Gov. Sanders’ first day in office: Anti-CRT, ban of ‘Latinx,’ TikTok removed from state devices
LITTLE ROCK, Ark. (WMC) - New Arkansas Governor Sarah Huckabee Sanders is wasting no time drawing up changes for the state.
Sanders’ inauguration was held Tuesday afternoon. Her father, Mike Huckabee, served as governor for more than a decade.
She’s the 47th governor in state history and the first woman to hold the position.
Sanders issued a number of executive orders Tuesday immediately after taking her oath of office.
One order involves prohibiting critical race theory in Arkansas schools.
Sanders’ order says the Secretary of the Department of Education shall review rules, policies and regulations to identify anything that may promote teaching that would, “indoctrinate students with ideologies, such as CRT, that conflict with the principle of equal protection under the law or encourage students to discriminate against someone based on the individual’s color, creed, race, ethnicity, sex, age, marital status, familial status, disability, religion, national origin, or any other characteristic protected by federal or state law.”
Another executive order calls to ban the word Latinx in all forms of government.
The order gives 60 days for all state agencies, offices and departments to revise all existing written materials by replacing the terms “Latinx,” “latinx,” “Latinxs,” or “latinxs” with “Hispanic,” “Hispanics,” “Latino,” “Latinos,” “Latina,” or “Latinas.”
Another bans the use of TikTok on any state network or state-issued device.

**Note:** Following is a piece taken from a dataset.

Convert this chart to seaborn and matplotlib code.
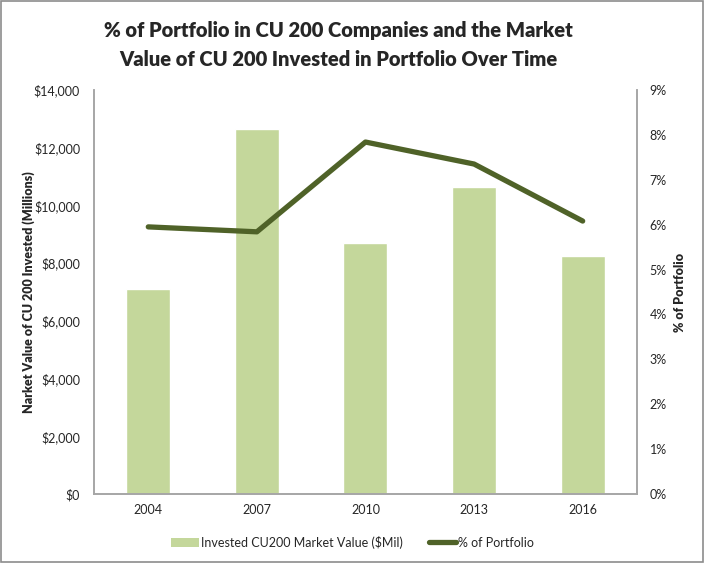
import matplotlib
matplotlib.use("Agg")
import matplotlib.pyplot as plt
import seaborn as sns
import pandas as pd
from matplotlib.ticker import FuncFormatter
from matplotlib.lines import Line2D
from matplotlib.patches import Patch

sns.set_theme(style="white")
plt.rcParams["font.family"] = ["Lato", "DejaVu Sans"]

# Data
years = ["2004", "2007", "2010", "2013", "2016"]
market_value = [7100, 12650, 8700, 10640, 8250]      # $ millions
pct_portfolio = [5.95, 5.84, 7.84, 7.35, 6.08]        # percent

bar_color = "#C4D79B"
line_color = "#4F6228"
axis_gray = "#A6A6A6"

df = pd.DataFrame({"year": years, "value": market_value, "pct": pct_portfolio})

fig = plt.figure(figsize=(7.04, 5.63), dpi=100)
ax = fig.add_axes([0.1335, 0.1226, 0.7713, 0.7176])

sns.barplot(data=df, x="year", y="value", color=bar_color, width=0.405,
            saturation=1, ax=ax)
ax.set_ylim(0, 14000)
ax.set_yticks(range(0, 14001, 2000))
ax.yaxis.set_major_formatter(FuncFormatter(lambda v, p: f"${v:,.0f}"))
ax.set_xlabel("")
ax.set_ylabel("Narket Value of CU 200 Invested (Millions)", fontsize=9,
              fontweight="heavy", labelpad=-1)
ax.tick_params(axis="y", labelsize=9, length=0, pad=10)
ax.tick_params(axis="x", labelsize=9, length=0, pad=7)

ax2 = ax.twinx()
sns.lineplot(data=df, x="year", y="pct", color=line_color, linewidth=3.8,
             ax=ax2, sort=False, solid_capstyle="round")
ax2.set_ylim(0, 9)
ax2.set_yticks(range(0, 10))
ax2.yaxis.set_major_formatter(FuncFormatter(lambda v, p: f"{v:.0f}%"))
ax2.set_ylabel("% of Portfolio", fontsize=9, fontweight="heavy", labelpad=5)
ax2.tick_params(axis="y", labelsize=9, length=0, pad=9)
ax2.set_xlim(-0.5, 4.5)
ax.set_xlim(-0.5, 4.5)

for a in (ax, ax2):
    a.grid(False)
    a.spines["top"].set_visible(False)
    for s in ("left", "right", "bottom"):
        a.spines[s].set_color(axis_gray)
        a.spines[s].set_linewidth(1.2)

fig.suptitle("% of Portfolio in CU 200 Companies and the Market\n"
             "Value of CU 200 Invested in Portfolio Over Time",
             x=0.48, y=0.962, fontsize=14.5, fontweight="heavy",
             linespacing=1.6)

handles = [Patch(facecolor=bar_color, edgecolor="none"),
           Line2D([0], [0], color=line_color, linewidth=3.8)]
labels = ["Invested CU200 Market Value ($Mil)", "% of Portfolio"]
fig.legend(handles, labels, loc="center", bbox_to_anchor=(0.501, 0.037),
           ncol=2, frameon=False, fontsize=9, handlelength=2.2,
           handletextpad=0.15, columnspacing=2.1)

border = plt.Rectangle((0.002, 0.002), 0.996, 0.996, transform=fig.transFigure,
                       fill=False, edgecolor="#8C8C8C", linewidth=1.2)
fig.patches.append(border)

fig.savefig("out.png", dpi=100)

The order says China-based employees can access internet activity of people in the United States through TikTok, and also calls for the Office of State Procurement to complete a review of all materials used by government agencies and determine whether any accounts could pose a threat to the safety or security of the state.
She also signed an executive order calls for a review of unemployment benefits.
The order claims $53 million in improper unemployment benefits was spent in the last three years. A combined $3.4 billion was issued in unemployment benefits in 2020 and 2021 in Arkansas.
Sanders also says she wants to limit government overreach and streamline the government in the state.
This executive order calls for a complete review and analysis of all existing executive orders passed in Arkansas since the state’s formation in 1836.
The order specifically mentions orders issued during the COVID-19 pandemic that must be summarized for purpose and directive.
The Inspector General has 90 days to report these orders back to the governor.
Another order claims to reduce government rules and regulations.
Sanders says this will be done by having all state departments, agencies and offices submit to the governor for her approval of all proposed rule prior to appearing before a legislative committee. Some exemptions may be granted by the governor or under a specific provision of Arkansas law.
Lastly, Sanders is calling for an immediate hiring and promotion freeze.
This will last indefinitely and is aimed at “eliminating unnecessary spending at every level of state government.”